Applicants must apply to and be accepted by one of the participating schools, each of which has its own admissions criteria and application deadline. A new category of students eligible for the scholarship starting this year are Internally Displaced Persons. More information about the program can be found on the Columbia Global Centers website.
First Class of Displaced Scholarship Students
Editor's Note: Due to privacy concerns, some of the students' photos and personal information have been withheld.
Nevfel Akkasoglu, Turkey, Columbia Law School. Akkasoglu's Ph.D. studies at Ankara HBV University focused on the legal liabilities of directors of corporations. His current studies and interests also include data privacy and cybersecurity law.
Ohimai Amaize, Nigeria, Columbia Journalism School. Amaize is a journalist, social change advocate, and online publisher who was appointed as a Microsoft ambassador in the campaign against cybercrime in Nigeria. He set a record as Nigeria’s youngest presidential campaign manager and served as a ministerial advisor in four federal ministries.
Yves Augustin, Haiti, Teacher’s College. Augustin is an openly gay Haitan asylee who serves as a social worker, public health practitioner, mental health counselor, holistic strategist and writer.
Shabnam Fayyaz, Afghanistan, Graduate School of Arts and Sciences. Fayyaz was born in 1996, the year the Taliban came to power, before fleeing to Quetta, Pakistan, where she lived in a refugee community. She is now focusing on human rights studies, with a concentration on refugees and forced migration.
Asaad Hanna, Syria, School of International and Public Affairs. Hanna is a strategic analyst and media advisor specializing in high conflict and crisis regions from Iran to Haiti. He served in the Office of the Chairman of the White Helmets and has worked with international think tanks and media outlets, including the Guardian, Al Jazeera English, and Al-Monitor.
Etsegenet Kedir, Ethiopia, Columbia School of Social Work. Kedir was a licensed, practicing lawyer prior to displacement, and her future career goals are to serve vulnerable groups of people through government-based policy changes.
Dawood Mayom, South Sudan, Columbia School of Social Work. Mayom has a bachelor's and a master's degree in economics. He founded and runs a nonprofit to bring technology to South Sudan.
Erick Rozo, Venezuela, School of International and Public Affairs. Rozo is an organizer for the Venezuelan diaspora in New York, New Jersey, and Connecticut, where he has been connecting and acting as a liaison for diverse initiatives, including demonstrations and forums to raise awareness on the Venezuelan crisis.
Sumar Frejat, (Syria/Iraq), School of General Studies. Sumar graduated from ‘’Al Arabi’’ music conservatory in Aleppo in 2009 and was then forced to flee from Syria to Iraq. He was then displaced again during his third year of medical school. He is now pursuing neuromedical science and medical school.

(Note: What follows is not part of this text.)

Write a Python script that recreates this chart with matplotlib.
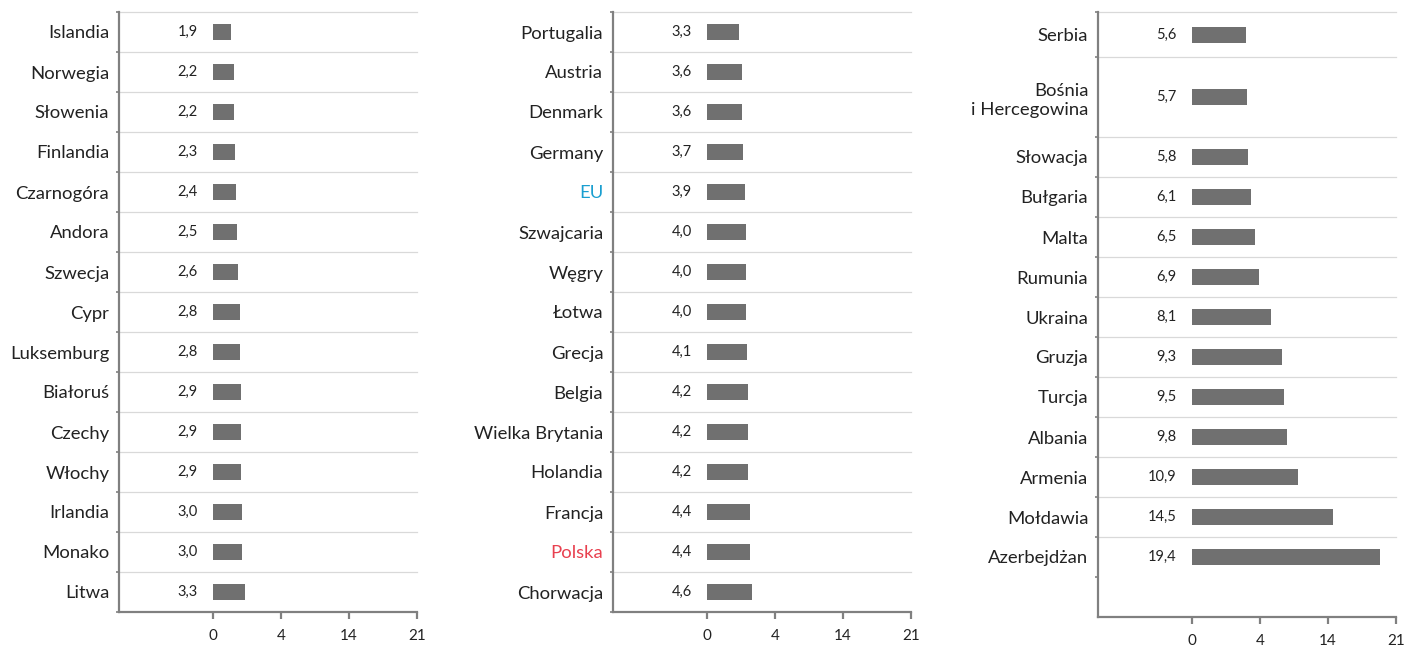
import numpy as np
import matplotlib
matplotlib.use("Agg")
import matplotlib.pyplot as plt

plt.rcParams['font.family'] = ['Lato', 'DejaVu Sans']

# ---------------- data ----------------
countries1 = ['Islandia', 'Norwegia', 'Słowenia', 'Finlandia', 'Czarnogóra', 'Andora',
              'Szwecja', 'Cypr', 'Luksemburg', 'Białoruś', 'Czechy', 'Włochy',
              'Irlandia', 'Monako', 'Litwa']
values1 = [1.9, 2.2, 2.2, 2.3, 2.4, 2.5, 2.6, 2.8, 2.8, 2.9, 2.9, 2.9, 3.0, 3.0, 3.3]

countries2 = ['Portugalia', 'Austria', 'Denmark', 'Germany', 'EU', 'Szwajcaria', 'Węgry',
              'Łotwa', 'Grecja', 'Belgia', 'Wielka Brytania', 'Holandia', 'Francja',
              'Polska', 'Chorwacja']
values2 = [3.3, 3.6, 3.6, 3.7, 3.9, 4.0, 4.0, 4.0, 4.1, 4.2, 4.2, 4.2, 4.4, 4.4, 4.6]

countries3 = ['Serbia', 'Bośnia\ni Hercegowina', 'Słowacja', 'Bułgaria', 'Malta', 'Rumunia',
              'Ukraina', 'Gruzja', 'Turcja', 'Albania', 'Armenia', 'Mołdawia', 'Azerbejdżan']
values3 = [5.6, 5.7, 5.8, 6.1, 6.5, 6.9, 8.1, 9.3, 9.5, 9.8, 10.9, 14.5, 19.4]

tick_values = [0, 7, 14, 21]
tick_labels = ['0', '4', '14', '21']

highlight = {'EU': '#1a9fd0', 'Polska': '#e8404f'}

# ---------------- style ----------------
W, H = 1410, 646
BAR = '#707070'
AXC = '#808080'
GRID = '#d9d9d9'
TXT = '#222222'

fig = plt.figure(figsize=(W / 100, H / 100), dpi=100)


def panel(px_left, px_right, px_top, px_bottom, names, values, heights, trailing=0.0):
    ax = fig.add_axes([px_left / W, (H - px_bottom) / H,
                       (px_right - px_left) / W, (px_bottom - px_top) / H])
    heights = np.asarray(heights, dtype=float)
    edges = np.concatenate([[0], np.cumsum(heights)])
    centers = (edges[:-1] + edges[1:]) / 2
    total = edges[-1] + trailing

    ax.barh(centers, values, height=0.4, color=BAR, zorder=3)
    for c, v in zip(centers, values):
        ax.annotate(f'{v:.1f}'.replace('.', ','), xy=(0, c), xytext=(-11, 0),
                    textcoords='offset points', ha='right', va='center',
                    fontsize=10.5, color=TXT)

    for e in edges[:-1]:
        ax.axhline(e, color=GRID, lw=0.9, zorder=1, clip_on=False)

    ax.set_xlim(-9.68, 21)
    ax.set_ylim(total, 0)

    ax.set_yticks(centers)
    ax.set_yticklabels(names, linespacing=1.3)
    ax.set_yticks(list(edges), minor=True)
    ax.tick_params(axis='y', which='major', length=0, pad=7, labelsize=13.3, labelcolor=TXT)
    ax.tick_params(axis='y', which='minor', length=2.5, width=1.2, color=AXC, direction='out')
    for tl in ax.get_yticklabels():
        if tl.get_text() in highlight:
            tl.set_color(highlight[tl.get_text()])

    ax.set_xticks(tick_values)
    ax.set_xticklabels(tick_labels)
    ax.tick_params(axis='x', length=5, width=1.6, color=AXC, pad=7, labelsize=11,
                   labelcolor=TXT)

    for s in ('top', 'right'):
        ax.spines[s].set_visible(False)
    for s in ('left', 'bottom'):
        ax.spines[s].set_color(AXC)
        ax.spines[s].set_linewidth(1.6)
    ax.set_facecolor('none')
    return ax


panel(119, 417, 12, 612, countries1, values1, [1.0] * len(countries1))
panel(613, 911, 12, 612, countries2, values2, [1.0] * len(countries2))
panel(1098, 1396, 12, 617, countries3, values3,
      [1.125, 2.0] + [1.0] * (len(countries3) - 2), trailing=1.0)

fig.savefig('out.png', dpi=100)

Sami Salloum, Syria, School of Professional Studies. Salloum is a human rights activist and published researcher on international humanitarian law and refugee law focusing on sectarianism and ethnic disparities and human rights abuses in the Middle East and North Africa region.
Otto Saymeh, Syria, School of General Studies. Saymeh is interested in arts and cultures and how architecture can improve the lives of people through the ethical concerns that architecture demands from designers in the context of climate change.
Fitwi Tesfahunei, Eritrea, Columbia Engineering. Tesfahunei is studying mechanical engineering, focusing on the design and control of automatic, robotic, and smart systems. He has a profound desire to have a major global impact through his work.
Helennara Qishen Xue, China, Graduate School of Arts and Sciences. Xue was a political prisoner and is a poet working on furthering the study of state censorship of popular culture.